07 Jun 2006

A raging, destructive fire. In the context of Jewish History, the term refers to a horrific period in the middle of the twentieth century, from 1941-1945, when there was a systematic attempt by the Nazi Government of Germany to destroy all of European Jewry. During that period, six million of Europe’s eight million Jews, including one and a half million children, were killed.

The chief villains were the German followers of Adolf Hitler (may his name be erased), at the head of the National Socialist (Nazi) Party. Enthusiastic followers were also the Poles and the Lithuanians but as one observer noted, the massacre was aided and abetted by the “indifference of bystanders in every land.”

While the tragedy could be seen as the result of the frenzied hatred of one man, it could be also be seen as the 2,000 year old fruit of the hatred of Jews by the Christian Church, the Catholic and, newer on the historical scene, but no less violent, the Protestant. That the Jewish People were perceived as Christ-killers, has always underlain Church dogma. And ferocious language permeated the sermons of Martin Luther, “Father” of the Protestant Reformation. In 1543, he wrote, “First, their synagogues should be set on fire, and whatever does not burn up, should be covered or spread over with dirt, so that no one will ever be able to see a cinder or stone of it.” All the possessions of the “poisonous bitter worms” should be confiscated and they should be expelled from the country “for all time.” These words found an uncanny echo in “Mein Kampf” (My Struggle) written by Hitler while he was in jail, and in mid-century German legal edicts.

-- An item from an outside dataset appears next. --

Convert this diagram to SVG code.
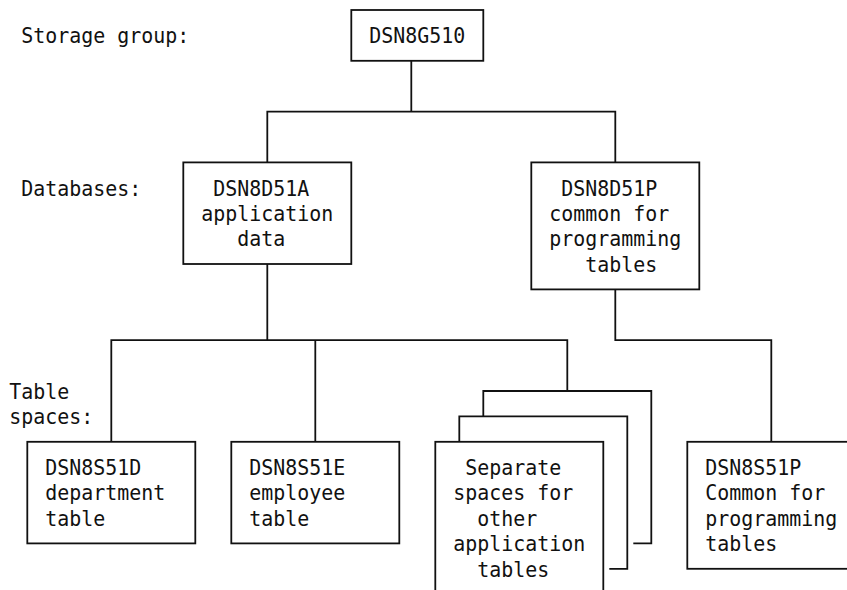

Monstrous personalities of the period included Dr. Josef Mengele, commonly referred to as the “Angel of Death.” He was a very active commandant of the Auschwitz concentration camp, after he arrived there in 1943. The Frankfurt Court which indicted him charged him with “hideous crimes” committed “willfully and with bloodlust.” Included in his “crimes against humanity” were “selections,” in which he would decide which prisoners would be immediately gassed and which would remain to do slave labor, lethal injections, shootings, beatings and other forms of deliberate killings. Most infamous were his “Twins” experiments, for which he had a nearly inexhaustible supply of “victims.” One twin would serve as the control and the other would endure the experiment. Shots of phenol were used to eliminate the “control” twin at the end of the experiment.

Heinrich Himmler (1900-1945) was head of the dreaded SS (Schutzstaffel). After Hitler’s ascent to power in 1933, Himmler began to expand the SS into the vast state within the Nazi state, that became the Gestapo. Himmler is responsible for starting to build the network of concentration camps. At the end of the war, he was captured by British troops while trying to flee. But he escaped trial by poisoning himself.

Adolf Eichmann (SS-Obersturmbannfuehrer Karl Adolf Eichmann) – (1906-1962) – was head of the Department for Jewish Affairs in the Gestapo from 1941-1945. He organized the Wannsee Conference of January, 1942, that dealt with issues relating to the “final solution of the Jewish question.” From this point, Eichmann headed the campaign to deport European Jews to the death camps, and was personally responsible for the tragic fate of three million Jews. At the end of the war, he fled to Argentina, but he was captured by the “Mossad,” the Israeli Intelligence Division. He was tried in Jerusalem for “crimes against humanity,” convicted, and became the only person in the history of the modern State of Israel to be hanged. His body was cremated and his ashes were scattered over the Mediterranean far from the Jewish State, that he worked hard to prevent from coming into being.